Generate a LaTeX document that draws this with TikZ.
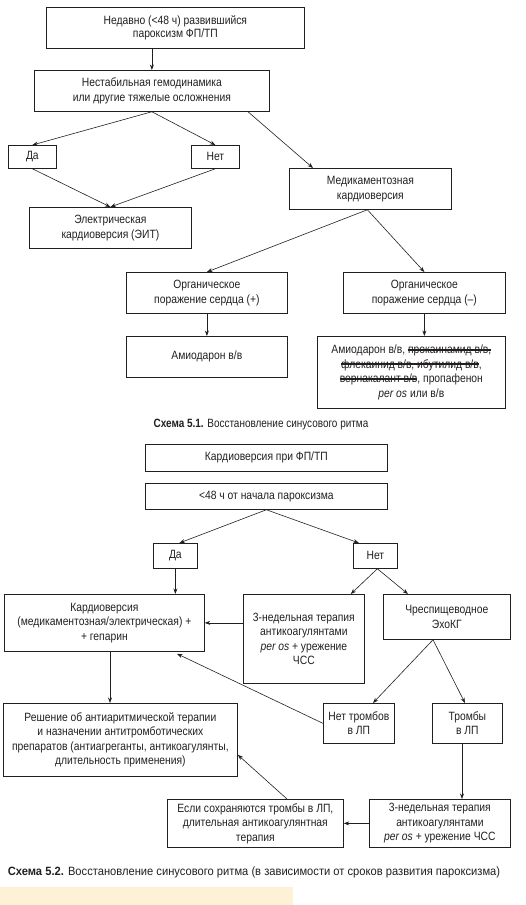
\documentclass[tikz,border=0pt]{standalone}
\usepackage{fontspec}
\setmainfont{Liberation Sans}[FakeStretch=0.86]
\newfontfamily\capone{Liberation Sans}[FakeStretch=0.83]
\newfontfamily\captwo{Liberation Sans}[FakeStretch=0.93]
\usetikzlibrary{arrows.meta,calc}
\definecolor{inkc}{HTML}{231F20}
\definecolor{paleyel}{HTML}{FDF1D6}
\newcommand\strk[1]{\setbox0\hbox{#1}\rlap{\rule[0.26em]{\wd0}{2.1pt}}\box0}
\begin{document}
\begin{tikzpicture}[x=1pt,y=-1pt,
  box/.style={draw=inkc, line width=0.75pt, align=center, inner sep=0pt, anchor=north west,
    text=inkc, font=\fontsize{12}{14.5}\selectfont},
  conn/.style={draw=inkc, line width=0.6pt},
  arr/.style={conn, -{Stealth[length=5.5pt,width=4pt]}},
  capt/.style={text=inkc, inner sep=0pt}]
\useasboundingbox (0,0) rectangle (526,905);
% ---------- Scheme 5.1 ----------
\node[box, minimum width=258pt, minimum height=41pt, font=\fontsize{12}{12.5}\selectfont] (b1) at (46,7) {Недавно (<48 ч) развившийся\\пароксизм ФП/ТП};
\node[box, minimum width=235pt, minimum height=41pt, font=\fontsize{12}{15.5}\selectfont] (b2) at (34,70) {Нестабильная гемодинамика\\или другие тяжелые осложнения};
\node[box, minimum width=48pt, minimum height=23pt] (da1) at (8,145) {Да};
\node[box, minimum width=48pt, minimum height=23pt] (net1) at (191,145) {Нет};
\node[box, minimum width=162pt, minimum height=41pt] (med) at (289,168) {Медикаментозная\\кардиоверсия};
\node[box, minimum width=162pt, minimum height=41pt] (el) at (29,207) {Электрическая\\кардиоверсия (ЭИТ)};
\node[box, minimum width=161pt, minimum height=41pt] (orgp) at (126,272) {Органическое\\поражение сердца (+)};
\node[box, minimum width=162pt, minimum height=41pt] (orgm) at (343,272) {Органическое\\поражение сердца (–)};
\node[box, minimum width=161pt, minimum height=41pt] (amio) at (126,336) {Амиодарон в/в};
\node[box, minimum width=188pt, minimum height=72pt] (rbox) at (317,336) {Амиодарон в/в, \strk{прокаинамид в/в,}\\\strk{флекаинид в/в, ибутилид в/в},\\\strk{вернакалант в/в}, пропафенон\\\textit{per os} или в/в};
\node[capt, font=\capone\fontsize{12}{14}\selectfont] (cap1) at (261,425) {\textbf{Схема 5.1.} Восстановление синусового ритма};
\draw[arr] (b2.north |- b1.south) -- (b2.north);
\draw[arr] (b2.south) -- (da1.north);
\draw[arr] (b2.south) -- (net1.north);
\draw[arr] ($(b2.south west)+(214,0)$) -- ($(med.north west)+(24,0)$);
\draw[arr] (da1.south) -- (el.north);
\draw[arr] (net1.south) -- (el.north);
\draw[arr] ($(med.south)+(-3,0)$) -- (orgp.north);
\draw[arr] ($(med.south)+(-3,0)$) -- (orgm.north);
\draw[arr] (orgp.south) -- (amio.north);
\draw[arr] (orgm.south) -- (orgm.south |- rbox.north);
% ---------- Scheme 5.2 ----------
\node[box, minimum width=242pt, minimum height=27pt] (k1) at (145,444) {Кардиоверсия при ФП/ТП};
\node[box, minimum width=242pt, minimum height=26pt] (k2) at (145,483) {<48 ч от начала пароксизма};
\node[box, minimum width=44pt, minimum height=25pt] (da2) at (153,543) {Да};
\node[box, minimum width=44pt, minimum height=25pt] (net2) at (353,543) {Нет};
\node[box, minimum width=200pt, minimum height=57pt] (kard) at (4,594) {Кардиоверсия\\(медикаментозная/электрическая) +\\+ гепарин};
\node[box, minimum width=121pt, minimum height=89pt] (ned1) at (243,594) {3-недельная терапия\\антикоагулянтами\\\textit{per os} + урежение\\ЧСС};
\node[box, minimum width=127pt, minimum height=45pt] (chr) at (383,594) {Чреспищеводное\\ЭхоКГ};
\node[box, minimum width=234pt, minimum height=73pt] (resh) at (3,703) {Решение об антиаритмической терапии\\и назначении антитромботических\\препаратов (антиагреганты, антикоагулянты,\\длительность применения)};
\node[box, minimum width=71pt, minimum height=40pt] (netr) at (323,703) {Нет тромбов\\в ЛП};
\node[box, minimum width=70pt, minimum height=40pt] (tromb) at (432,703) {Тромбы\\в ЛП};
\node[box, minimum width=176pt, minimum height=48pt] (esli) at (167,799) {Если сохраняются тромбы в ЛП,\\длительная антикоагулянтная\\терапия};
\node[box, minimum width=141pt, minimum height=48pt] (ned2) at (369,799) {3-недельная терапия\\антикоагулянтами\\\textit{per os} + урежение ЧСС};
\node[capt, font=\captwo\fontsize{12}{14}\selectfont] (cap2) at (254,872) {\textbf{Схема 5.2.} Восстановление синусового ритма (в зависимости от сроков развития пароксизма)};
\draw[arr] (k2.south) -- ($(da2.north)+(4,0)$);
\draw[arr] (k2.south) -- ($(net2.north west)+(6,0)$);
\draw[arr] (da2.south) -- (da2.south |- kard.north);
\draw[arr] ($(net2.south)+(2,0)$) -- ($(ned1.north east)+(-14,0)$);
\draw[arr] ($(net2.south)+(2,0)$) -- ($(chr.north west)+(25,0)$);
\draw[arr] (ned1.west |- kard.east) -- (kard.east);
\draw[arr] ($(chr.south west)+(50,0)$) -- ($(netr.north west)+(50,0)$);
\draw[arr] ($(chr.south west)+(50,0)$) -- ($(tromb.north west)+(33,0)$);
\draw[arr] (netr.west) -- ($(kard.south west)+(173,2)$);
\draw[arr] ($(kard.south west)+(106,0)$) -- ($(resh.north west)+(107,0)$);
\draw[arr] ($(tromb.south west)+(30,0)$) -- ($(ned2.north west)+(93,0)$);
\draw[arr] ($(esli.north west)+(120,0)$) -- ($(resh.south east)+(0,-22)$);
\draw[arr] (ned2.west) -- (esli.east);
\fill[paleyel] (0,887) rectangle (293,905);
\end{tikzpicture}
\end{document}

______________________________

▸ **Exercise task**: Leave out the pictures and retype every line above exactly.

▸ **Response to this exercise**:
Generate a LaTeX document that draws this with TikZ.
\documentclass[tikz,border=0pt]{standalone}
\usepackage{fontspec}
\setmainfont{Liberation Sans}[FakeStretch=0.86]
\newfontfamily\capone{Liberation Sans}[FakeStretch=0.83]
\newfontfamily\captwo{Liberation Sans}[FakeStretch=0.93]
\usetikzlibrary{arrows.meta,calc}
\definecolor{inkc}{HTML}{231F20}
\definecolor{paleyel}{HTML}{FDF1D6}
\newcommand\strk[1]{\setbox0\hbox{#1}\rlap{\rule[0.26em]{\wd0}{2.1pt}}\box0}
\begin{document}
\begin{tikzpicture}[x=1pt,y=-1pt,
  box/.style={draw=inkc, line width=0.75pt, align=center, inner sep=0pt, anchor=north west,
    text=inkc, font=\fontsize{12}{14.5}\selectfont},
  conn/.style={draw=inkc, line width=0.6pt},
  arr/.style={conn, -{Stealth[length=5.5pt,width=4pt]}},
  capt/.style={text=inkc, inner sep=0pt}]
\useasboundingbox (0,0) rectangle (526,905);
% ---------- Scheme 5.1 ----------
\node[box, minimum width=258pt, minimum height=41pt, font=\fontsize{12}{12.5}\selectfont] (b1) at (46,7) {Недавно (<48 ч) развившийся\\пароксизм ФП/ТП};
\node[box, minimum width=235pt, minimum height=41pt, font=\fontsize{12}{15.5}\selectfont] (b2) at (34,70) {Нестабильная гемодинамика\\или другие тяжелые осложнения};
\node[box, minimum width=48pt, minimum height=23pt] (da1) at (8,145) {Да};
\node[box, minimum width=48pt, minimum height=23pt] (net1) at (191,145) {Нет};
\node[box, minimum width=162pt, minimum height=41pt] (med) at (289,168) {Медикаментозная\\кардиоверсия};
\node[box, minimum width=162pt, minimum height=41pt] (el) at (29,207) {Электрическая\\кардиоверсия (ЭИТ)};
\node[box, minimum width=161pt, minimum height=41pt] (orgp) at (126,272) {Органическое\\поражение сердца (+)};
\node[box, minimum width=162pt, minimum height=41pt] (orgm) at (343,272) {Органическое\\поражение сердца (–)};
\node[box, minimum width=161pt, minimum height=41pt] (amio) at (126,336) {Амиодарон в/в};
\node[box, minimum width=188pt, minimum height=72pt] (rbox) at (317,336) {Амиодарон в/в, \strk{прокаинамид в/в,}\\\strk{флекаинид в/в, ибутилид в/в},\\\strk{вернакалант в/в}, пропафенон\\\textit{per os} или в/в};
\node[capt, font=\capone\fontsize{12}{14}\selectfont] (cap1) at (261,425) {\textbf{Схема 5.1.} Восстановление синусового ритма};
\draw[arr] (b2.north |- b1.south) -- (b2.north);
\draw[arr] (b2.south) -- (da1.north);
\draw[arr] (b2.south) -- (net1.north);
\draw[arr] ($(b2.south west)+(214,0)$) -- ($(med.north west)+(24,0)$);
\draw[arr] (da1.south) -- (el.north);
\draw[arr] (net1.south) -- (el.north);
\draw[arr] ($(med.south)+(-3,0)$) -- (orgp.north);
\draw[arr] ($(med.south)+(-3,0)$) -- (orgm.north);
\draw[arr] (orgp.south) -- (amio.north);
\draw[arr] (orgm.south) -- (orgm.south |- rbox.north);
% ---------- Scheme 5.2 ----------
\node[box, minimum width=242pt, minimum height=27pt] (k1) at (145,444) {Кардиоверсия при ФП/ТП};
\node[box, minimum width=242pt, minimum height=26pt] (k2) at (145,483) {<48 ч от начала пароксизма};
\node[box, minimum width=44pt, minimum height=25pt] (da2) at (153,543) {Да};
\node[box, minimum width=44pt, minimum height=25pt] (net2) at (353,543) {Нет};
\node[box, minimum width=200pt, minimum height=57pt] (kard) at (4,594) {Кардиоверсия\\(медикаментозная/электрическая) +\\+ гепарин};
\node[box, minimum width=121pt, minimum height=89pt] (ned1) at (243,594) {3-недельная терапия\\антикоагулянтами\\\textit{per os} + урежение\\ЧСС};
\node[box, minimum width=127pt, minimum height=45pt] (chr) at (383,594) {Чреспищеводное\\ЭхоКГ};
\node[box, minimum width=234pt, minimum height=73pt] (resh) at (3,703) {Решение об антиаритмической терапии\\и назначении антитромботических\\препаратов (антиагреганты, антикоагулянты,\\длительность применения)};
\node[box, minimum width=71pt, minimum height=40pt] (netr) at (323,703) {Нет тромбов\\в ЛП};
\node[box, minimum width=70pt, minimum height=40pt] (tromb) at (432,703) {Тромбы\\в ЛП};
\node[box, minimum width=176pt, minimum height=48pt] (esli) at (167,799) {Если сохраняются тромбы в ЛП,\\длительная антикоагулянтная\\терапия};
\node[box, minimum width=141pt, minimum height=48pt] (ned2) at (369,799) {3-недельная терапия\\антикоагулянтами\\\textit{per os} + урежение ЧСС};
\node[capt, font=\captwo\fontsize{12}{14}\selectfont] (cap2) at (254,872) {\textbf{Схема 5.2.} Восстановление синусового ритма (в зависимости от сроков развития пароксизма)};
\draw[arr] (k2.south) -- ($(da2.north)+(4,0)$);
\draw[arr] (k2.south) -- ($(net2.north west)+(6,0)$);
\draw[arr] (da2.south) -- (da2.south |- kard.north);
\draw[arr] ($(net2.south)+(2,0)$) -- ($(ned1.north east)+(-14,0)$);
\draw[arr] ($(net2.south)+(2,0)$) -- ($(chr.north west)+(25,0)$);
\draw[arr] (ned1.west |- kard.east) -- (kard.east);
\draw[arr] ($(chr.south west)+(50,0)$) -- ($(netr.north west)+(50,0)$);
\draw[arr] ($(chr.south west)+(50,0)$) -- ($(tromb.north west)+(33,0)$);
\draw[arr] (netr.west) -- ($(kard.south west)+(173,2)$);
\draw[arr] ($(kard.south west)+(106,0)$) -- ($(resh.north west)+(107,0)$);
\draw[arr] ($(tromb.south west)+(30,0)$) -- ($(ned2.north west)+(93,0)$);
\draw[arr] ($(esli.north west)+(120,0)$) -- ($(resh.south east)+(0,-22)$);
\draw[arr] (ned2.west) -- (esli.east);
\fill[paleyel] (0,887) rectangle (293,905);
\end{tikzpicture}
\end{document}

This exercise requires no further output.